Q: What's the "uh-oh effect," and how can leaders use it to motivate people?

A: The typical pattern we think project teams follow is not true. We think we have the beginning, and then it gets going, and it will move linearly to the end. In fact, what researchers have found is that at the beginning, project teams pretty much do nothing. They bicker, they dicker. Yet astonishingly, many project teams she followed ended up really getting started in earnest at the exact midpoint. If you give a team 34 days, they'll get started in earnest on day 17. This is actually a big shift in the way organizational scholars thought about how teams work.

Q: So what should a leader do to harness that?

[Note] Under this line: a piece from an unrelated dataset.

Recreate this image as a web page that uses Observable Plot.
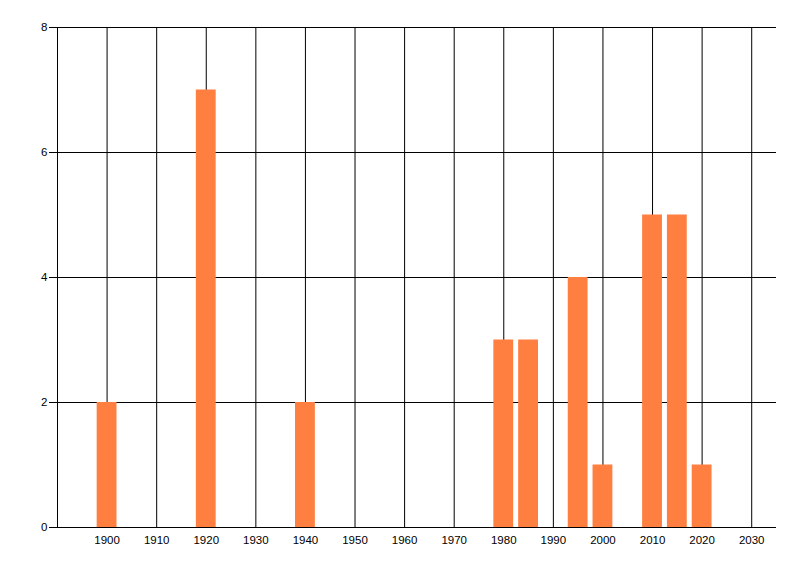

A: There are two key things a leader can do at a midpoint. One is to identify it to make it salient: Say "ok guys, it's day 17 of this 35 day project. We better get going." The second comes from research on basketball. It shows that when teams are ahead at the midpoint, they get complacent. When they're way behind at the midpoint, they get demoralized. But when they're a little behind, it can be galvanizing. So what leaders can do is suggest hey, we're a little bit behind.

Q: When you're giving feedback to employees, should you give good news or bad news first?

A: It's not even close. This is one where I changed my own behavior. I always gave good news first. I didn't want to come on too aggressively, I didn't want to seem like a jerk and I wanted to offer a cushion first before bringing down the hammer.

That is wrong - the research tells us this very, very clearly. If you ask people what they prefer, four out of five prefer getting the bad news first. The reason has to do with endings. Given the choice, human beings prefer endings that elevate. We prefer endings that go up, that have a rising sequence rather than a declining sequence.

What happens is we tend to think that we ourselves are special. When we give feedback we think 'oh that person can't possibly want the bad news first, even though I do - I'm so unique.' And so we act in ways that are different from our own preferences because we think other people don't have the same ones.